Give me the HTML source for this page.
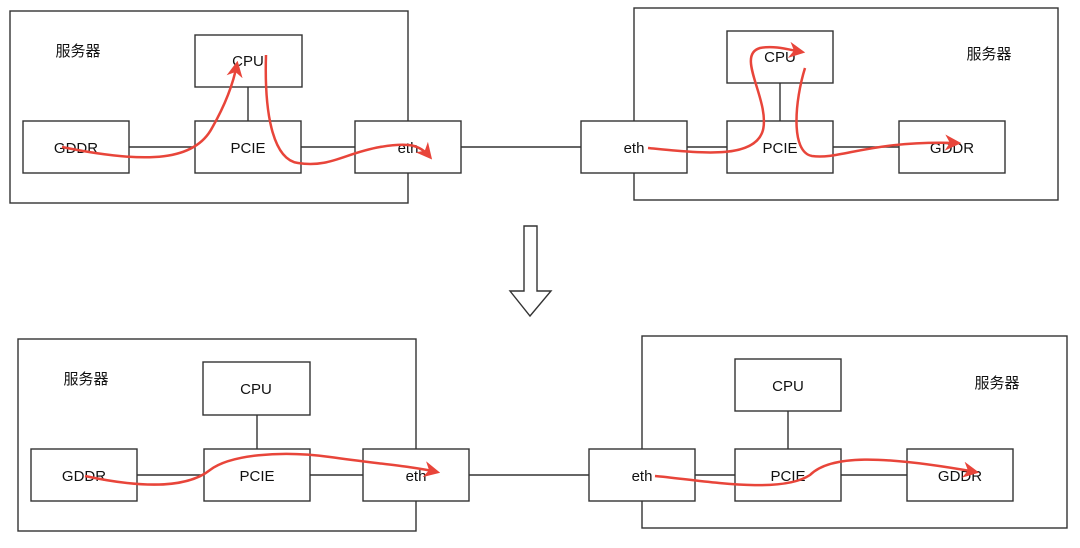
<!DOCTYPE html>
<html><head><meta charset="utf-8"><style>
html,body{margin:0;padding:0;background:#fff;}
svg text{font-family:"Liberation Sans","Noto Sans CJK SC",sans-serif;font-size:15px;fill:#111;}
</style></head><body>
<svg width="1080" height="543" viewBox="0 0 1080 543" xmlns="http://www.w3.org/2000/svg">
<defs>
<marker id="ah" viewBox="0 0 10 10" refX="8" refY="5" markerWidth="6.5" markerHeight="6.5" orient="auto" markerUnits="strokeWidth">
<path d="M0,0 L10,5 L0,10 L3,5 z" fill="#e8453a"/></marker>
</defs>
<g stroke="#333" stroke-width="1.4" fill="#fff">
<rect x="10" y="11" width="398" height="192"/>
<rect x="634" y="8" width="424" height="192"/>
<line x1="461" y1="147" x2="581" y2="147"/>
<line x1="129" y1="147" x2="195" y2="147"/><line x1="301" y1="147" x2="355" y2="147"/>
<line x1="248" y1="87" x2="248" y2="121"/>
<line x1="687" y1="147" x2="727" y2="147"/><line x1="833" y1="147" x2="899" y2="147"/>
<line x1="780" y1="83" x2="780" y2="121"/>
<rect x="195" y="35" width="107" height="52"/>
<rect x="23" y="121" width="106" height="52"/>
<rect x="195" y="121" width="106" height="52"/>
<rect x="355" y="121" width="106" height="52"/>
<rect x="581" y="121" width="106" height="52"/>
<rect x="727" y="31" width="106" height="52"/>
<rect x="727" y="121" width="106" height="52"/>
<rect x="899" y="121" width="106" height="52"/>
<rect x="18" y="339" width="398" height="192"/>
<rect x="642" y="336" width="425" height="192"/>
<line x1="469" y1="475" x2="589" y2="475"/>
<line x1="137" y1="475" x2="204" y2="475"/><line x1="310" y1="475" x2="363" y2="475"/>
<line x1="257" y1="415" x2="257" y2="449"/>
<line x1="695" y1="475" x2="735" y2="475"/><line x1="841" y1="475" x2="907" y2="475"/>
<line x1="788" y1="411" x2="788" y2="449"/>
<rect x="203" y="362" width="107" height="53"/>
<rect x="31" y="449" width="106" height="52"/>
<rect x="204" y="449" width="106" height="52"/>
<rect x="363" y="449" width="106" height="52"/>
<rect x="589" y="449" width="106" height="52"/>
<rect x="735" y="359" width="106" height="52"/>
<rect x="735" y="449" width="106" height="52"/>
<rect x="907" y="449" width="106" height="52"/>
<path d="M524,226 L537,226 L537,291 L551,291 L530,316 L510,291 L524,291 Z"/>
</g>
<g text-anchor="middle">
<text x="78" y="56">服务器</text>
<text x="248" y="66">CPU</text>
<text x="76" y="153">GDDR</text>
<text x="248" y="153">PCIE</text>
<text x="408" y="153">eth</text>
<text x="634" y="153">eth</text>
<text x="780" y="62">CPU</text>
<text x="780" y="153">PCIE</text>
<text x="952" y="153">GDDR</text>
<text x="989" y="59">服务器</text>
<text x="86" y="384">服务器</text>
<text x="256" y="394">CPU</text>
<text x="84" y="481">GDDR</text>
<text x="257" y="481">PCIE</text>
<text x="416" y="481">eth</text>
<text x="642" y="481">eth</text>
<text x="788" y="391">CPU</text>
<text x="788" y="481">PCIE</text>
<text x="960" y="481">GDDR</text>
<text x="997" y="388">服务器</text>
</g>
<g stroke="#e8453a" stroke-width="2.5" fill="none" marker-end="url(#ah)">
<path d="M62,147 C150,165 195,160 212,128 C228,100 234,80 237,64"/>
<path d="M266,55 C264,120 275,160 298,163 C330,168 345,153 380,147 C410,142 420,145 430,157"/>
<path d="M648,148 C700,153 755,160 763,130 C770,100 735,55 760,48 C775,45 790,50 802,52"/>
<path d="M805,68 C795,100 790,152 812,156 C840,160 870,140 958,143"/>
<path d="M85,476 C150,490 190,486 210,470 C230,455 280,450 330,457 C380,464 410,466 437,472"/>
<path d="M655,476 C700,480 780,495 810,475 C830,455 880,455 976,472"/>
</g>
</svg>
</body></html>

^^^^^^^^^^^^^^^^

■ **Problem statement**
Ignore the images and quote every line of the listing exactly.

■ **Written reply**
Give me the HTML source for this page.
<!DOCTYPE html>
<html><head><meta charset="utf-8"><style>
html,body{margin:0;padding:0;background:#fff;}
svg text{font-family:"Liberation Sans","Noto Sans CJK SC",sans-serif;font-size:15px;fill:#111;}
</style></head><body>
<svg width="1080" height="543" viewBox="0 0 1080 543" xmlns="http://www.w3.org/2000/svg">
<defs>
<marker id="ah" viewBox="0 0 10 10" refX="8" refY="5" markerWidth="6.5" markerHeight="6.5" orient="auto" markerUnits="strokeWidth">
<path d="M0,0 L10,5 L0,10 L3,5 z" fill="#e8453a"/></marker>
</defs>
<g stroke="#333" stroke-width="1.4" fill="#fff">
<rect x="10" y="11" width="398" height="192"/>
<rect x="634" y="8" width="424" height="192"/>
<line x1="461" y1="147" x2="581" y2="147"/>
<line x1="129" y1="147" x2="195" y2="147"/><line x1="301" y1="147" x2="355" y2="147"/>
<line x1="248" y1="87" x2="248" y2="121"/>
<line x1="687" y1="147" x2="727" y2="147"/><line x1="833" y1="147" x2="899" y2="147"/>
<line x1="780" y1="83" x2="780" y2="121"/>
<rect x="195" y="35" width="107" height="52"/>
<rect x="23" y="121" width="106" height="52"/>
<rect x="195" y="121" width="106" height="52"/>
<rect x="355" y="121" width="106" height="52"/>
<rect x="581" y="121" width="106" height="52"/>
<rect x="727" y="31" width="106" height="52"/>
<rect x="727" y="121" width="106" height="52"/>
<rect x="899" y="121" width="106" height="52"/>
<rect x="18" y="339" width="398" height="192"/>
<rect x="642" y="336" width="425" height="192"/>
<line x1="469" y1="475" x2="589" y2="475"/>
<line x1="137" y1="475" x2="204" y2="475"/><line x1="310" y1="475" x2="363" y2="475"/>
<line x1="257" y1="415" x2="257" y2="449"/>
<line x1="695" y1="475" x2="735" y2="475"/><line x1="841" y1="475" x2="907" y2="475"/>
<line x1="788" y1="411" x2="788" y2="449"/>
<rect x="203" y="362" width="107" height="53"/>
<rect x="31" y="449" width="106" height="52"/>
<rect x="204" y="449" width="106" height="52"/>
<rect x="363" y="449" width="106" height="52"/>
<rect x="589" y="449" width="106" height="52"/>
<rect x="735" y="359" width="106" height="52"/>
<rect x="735" y="449" width="106" height="52"/>
<rect x="907" y="449" width="106" height="52"/>
<path d="M524,226 L537,226 L537,291 L551,291 L530,316 L510,291 L524,291 Z"/>
</g>
<g text-anchor="middle">
<text x="78" y="56">服务器</text>
<text x="248" y="66">CPU</text>
<text x="76" y="153">GDDR</text>
<text x="248" y="153">PCIE</text>
<text x="408" y="153">eth</text>
<text x="634" y="153">eth</text>
<text x="780" y="62">CPU</text>
<text x="780" y="153">PCIE</text>
<text x="952" y="153">GDDR</text>
<text x="989" y="59">服务器</text>
<text x="86" y="384">服务器</text>
<text x="256" y="394">CPU</text>
<text x="84" y="481">GDDR</text>
<text x="257" y="481">PCIE</text>
<text x="416" y="481">eth</text>
<text x="642" y="481">eth</text>
<text x="788" y="391">CPU</text>
<text x="788" y="481">PCIE</text>
<text x="960" y="481">GDDR</text>
<text x="997" y="388">服务器</text>
</g>
<g stroke="#e8453a" stroke-width="2.5" fill="none" marker-end="url(#ah)">
<path d="M62,147 C150,165 195,160 212,128 C228,100 234,80 237,64"/>
<path d="M266,55 C264,120 275,160 298,163 C330,168 345,153 380,147 C410,142 420,145 430,157"/>
<path d="M648,148 C700,153 755,160 763,130 C770,100 735,55 760,48 C775,45 790,50 802,52"/>
<path d="M805,68 C795,100 790,152 812,156 C840,160 870,140 958,143"/>
<path d="M85,476 C150,490 190,486 210,470 C230,455 280,450 330,457 C380,464 410,466 437,472"/>
<path d="M655,476 C700,480 780,495 810,475 C830,455 880,455 976,472"/>
</g>
</svg>
</body></html>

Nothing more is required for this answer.